I could go on in this vein about lips as well (this is a Julia Roberts movie - and Dermot Mulroney has the cutest scar on his upper lip), but you get the idea. The director, Australian PJ Hogan, seems to be absolutely in love with his very attractive cast - his camera is almost always down their throats.

It's strange - the things that I remember most about this film are the cosmetic things - the clothes, the makeup, the wedding decorations, the funny seafood-theme restaurant trappings, and the extras. There are lots of extras in this film, because there are lots of crowd scenes: airports, restaurants, a train station and wedding parties. And even though the extras come in all shapes, sizes, colours and ages, they all look like extras. They are all clean, well groomed, and well distributed through all demographic groups. But they are extras, not people.

Now you might think I'm being really picky, but my point is this: I didn't really believe anything in this film. I don't just mean I wasn't convinced that things would turn out OK - I never thought any of (I Love) Lucy's harebrained schemes would work out either. But I believed in Lucy. I knew she wasn't being mean or vindictive each week, when she did all the nutty and dishonest and hopelessly doomed things she did in order to achieve some ludicrous result, without Ricky finding out. I knew it would all come tumbling down around her. And I knew that things would turn out all right in the end. But with Julia, things just don't ring true. You don't ever....well, let's just say that Julia's no Lucille Ball.

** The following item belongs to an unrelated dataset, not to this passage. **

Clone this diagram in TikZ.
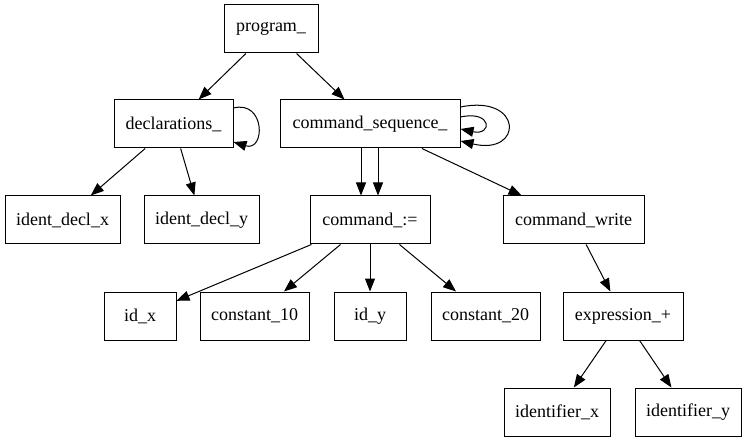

But that Cameron she could very well be the new Lucy. I believed everything she said and did. And she seemed always to be on the verge of hysteria at the same time as being in complete control - much like Lucy really. I Love Cameron!

Rupert Everett is very funny too, giving comic support that rivals even Vivian Vance and William Frawley. He does some outrageous mugging, and he gets to deliver one of the greatest closing lines of recent cinematic memory. . But PJ Hogan spoils the effect by allowing Julia to finish with two or three full-on grins which are completely gratuitous. Yuk!

So there's lots of fun, but there are problems too. Major ones, like throwing away many of the visual jokes, and quite a few of the joke lines too because of poor comic timing. In the (very full) cinema I was in, many of the best jokes met with near silence. This is a real problem in a comedy! The Dionne Warwick songs are fun, but the rest of the film's score (by the increasingly-ubiquitous James Newton Howard) is irritating and predictable.

In summary, My Best Friend's Wedding is not a failure, but it's not a success either, by my standards. Still, see it anyway: we must support Australian directors.